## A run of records
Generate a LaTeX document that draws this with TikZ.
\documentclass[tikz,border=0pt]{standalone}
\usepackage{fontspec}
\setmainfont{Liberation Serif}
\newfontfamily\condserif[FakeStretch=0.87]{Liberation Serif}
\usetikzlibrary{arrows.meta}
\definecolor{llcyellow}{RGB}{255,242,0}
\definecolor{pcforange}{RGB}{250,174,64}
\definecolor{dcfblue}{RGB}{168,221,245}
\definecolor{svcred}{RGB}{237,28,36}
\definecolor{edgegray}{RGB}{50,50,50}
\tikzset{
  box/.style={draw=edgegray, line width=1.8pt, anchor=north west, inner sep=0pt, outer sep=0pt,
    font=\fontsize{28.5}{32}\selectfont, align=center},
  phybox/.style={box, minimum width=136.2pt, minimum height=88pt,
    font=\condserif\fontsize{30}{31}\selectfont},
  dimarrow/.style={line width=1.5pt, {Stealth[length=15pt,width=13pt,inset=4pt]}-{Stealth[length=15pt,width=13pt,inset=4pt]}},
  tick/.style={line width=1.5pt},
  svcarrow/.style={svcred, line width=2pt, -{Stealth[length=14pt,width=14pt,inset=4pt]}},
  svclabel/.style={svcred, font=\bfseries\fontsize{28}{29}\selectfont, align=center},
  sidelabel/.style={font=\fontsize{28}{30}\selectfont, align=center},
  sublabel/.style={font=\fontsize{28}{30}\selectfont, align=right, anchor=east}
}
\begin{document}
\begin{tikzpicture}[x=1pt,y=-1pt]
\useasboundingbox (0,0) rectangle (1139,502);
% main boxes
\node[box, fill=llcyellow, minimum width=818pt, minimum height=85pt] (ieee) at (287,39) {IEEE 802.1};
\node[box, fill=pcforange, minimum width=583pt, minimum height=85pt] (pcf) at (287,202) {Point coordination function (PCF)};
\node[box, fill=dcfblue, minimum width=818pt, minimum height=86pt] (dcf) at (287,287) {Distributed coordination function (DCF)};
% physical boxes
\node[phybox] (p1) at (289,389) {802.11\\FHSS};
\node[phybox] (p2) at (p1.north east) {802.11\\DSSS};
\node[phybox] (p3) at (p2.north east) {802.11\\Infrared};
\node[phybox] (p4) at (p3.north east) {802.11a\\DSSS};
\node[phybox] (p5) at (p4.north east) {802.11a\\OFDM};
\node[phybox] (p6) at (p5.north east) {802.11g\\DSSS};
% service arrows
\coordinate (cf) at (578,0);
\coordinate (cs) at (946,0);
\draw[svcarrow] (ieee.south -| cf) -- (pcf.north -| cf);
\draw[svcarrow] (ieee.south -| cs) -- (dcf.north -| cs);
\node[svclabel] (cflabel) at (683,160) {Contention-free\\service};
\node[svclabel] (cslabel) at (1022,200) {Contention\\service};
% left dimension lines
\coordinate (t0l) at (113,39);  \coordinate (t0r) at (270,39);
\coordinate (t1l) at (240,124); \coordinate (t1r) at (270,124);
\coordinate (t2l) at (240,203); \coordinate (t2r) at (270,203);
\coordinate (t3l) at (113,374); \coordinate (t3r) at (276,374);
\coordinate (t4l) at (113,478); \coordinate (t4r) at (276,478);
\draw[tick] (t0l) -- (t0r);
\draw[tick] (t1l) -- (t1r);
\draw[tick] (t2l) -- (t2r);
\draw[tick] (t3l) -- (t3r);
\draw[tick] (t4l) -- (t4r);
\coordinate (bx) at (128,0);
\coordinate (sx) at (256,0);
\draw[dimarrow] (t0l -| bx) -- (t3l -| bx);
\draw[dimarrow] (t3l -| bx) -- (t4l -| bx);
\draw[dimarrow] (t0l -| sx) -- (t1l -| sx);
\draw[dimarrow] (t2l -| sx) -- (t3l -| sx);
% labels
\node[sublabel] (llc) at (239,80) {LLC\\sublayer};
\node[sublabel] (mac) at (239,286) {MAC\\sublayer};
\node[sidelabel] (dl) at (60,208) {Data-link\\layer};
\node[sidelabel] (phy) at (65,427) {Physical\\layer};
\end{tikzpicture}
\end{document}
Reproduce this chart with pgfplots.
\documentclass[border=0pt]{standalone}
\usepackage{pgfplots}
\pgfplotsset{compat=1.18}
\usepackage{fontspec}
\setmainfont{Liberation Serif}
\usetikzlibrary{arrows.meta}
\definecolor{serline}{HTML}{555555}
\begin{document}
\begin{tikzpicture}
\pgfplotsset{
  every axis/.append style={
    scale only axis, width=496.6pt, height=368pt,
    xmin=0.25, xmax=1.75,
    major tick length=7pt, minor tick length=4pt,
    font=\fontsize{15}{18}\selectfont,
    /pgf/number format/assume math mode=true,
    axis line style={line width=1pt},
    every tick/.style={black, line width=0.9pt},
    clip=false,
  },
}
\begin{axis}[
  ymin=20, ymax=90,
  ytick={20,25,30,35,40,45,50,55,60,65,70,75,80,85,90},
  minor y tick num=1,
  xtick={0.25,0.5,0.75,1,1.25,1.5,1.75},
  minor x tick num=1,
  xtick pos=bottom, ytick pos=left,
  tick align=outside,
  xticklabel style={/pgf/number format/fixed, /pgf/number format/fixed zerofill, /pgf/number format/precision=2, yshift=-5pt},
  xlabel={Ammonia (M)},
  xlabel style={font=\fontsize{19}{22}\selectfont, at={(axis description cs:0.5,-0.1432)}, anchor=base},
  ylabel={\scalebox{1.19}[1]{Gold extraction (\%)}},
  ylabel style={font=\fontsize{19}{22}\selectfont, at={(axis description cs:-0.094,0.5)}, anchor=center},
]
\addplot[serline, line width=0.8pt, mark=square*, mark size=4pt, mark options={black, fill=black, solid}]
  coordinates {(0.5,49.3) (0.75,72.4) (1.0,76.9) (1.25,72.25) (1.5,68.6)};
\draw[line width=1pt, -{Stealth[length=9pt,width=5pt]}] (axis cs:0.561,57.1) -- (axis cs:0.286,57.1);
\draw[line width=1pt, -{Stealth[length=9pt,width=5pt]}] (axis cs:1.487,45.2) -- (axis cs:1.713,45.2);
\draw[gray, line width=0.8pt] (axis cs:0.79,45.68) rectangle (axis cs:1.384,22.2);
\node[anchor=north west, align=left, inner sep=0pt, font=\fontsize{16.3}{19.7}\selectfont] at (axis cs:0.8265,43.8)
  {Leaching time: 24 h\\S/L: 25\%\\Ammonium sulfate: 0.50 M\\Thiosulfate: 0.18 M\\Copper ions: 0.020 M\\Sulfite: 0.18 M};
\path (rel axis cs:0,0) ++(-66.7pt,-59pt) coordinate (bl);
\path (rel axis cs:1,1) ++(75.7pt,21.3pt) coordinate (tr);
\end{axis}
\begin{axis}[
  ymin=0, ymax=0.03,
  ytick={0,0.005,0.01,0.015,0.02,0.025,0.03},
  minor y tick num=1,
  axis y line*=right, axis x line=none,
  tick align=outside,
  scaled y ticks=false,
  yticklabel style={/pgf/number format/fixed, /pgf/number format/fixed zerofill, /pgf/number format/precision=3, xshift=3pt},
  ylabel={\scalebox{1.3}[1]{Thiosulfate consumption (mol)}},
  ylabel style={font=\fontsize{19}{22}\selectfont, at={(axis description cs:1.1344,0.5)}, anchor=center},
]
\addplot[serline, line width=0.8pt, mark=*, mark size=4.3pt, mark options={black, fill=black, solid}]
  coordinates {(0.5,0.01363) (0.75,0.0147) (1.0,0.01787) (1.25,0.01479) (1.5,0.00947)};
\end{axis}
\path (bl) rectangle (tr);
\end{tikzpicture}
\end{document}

## Work required
Count every line bearing the word "with"; report the total only.

## Correct result
2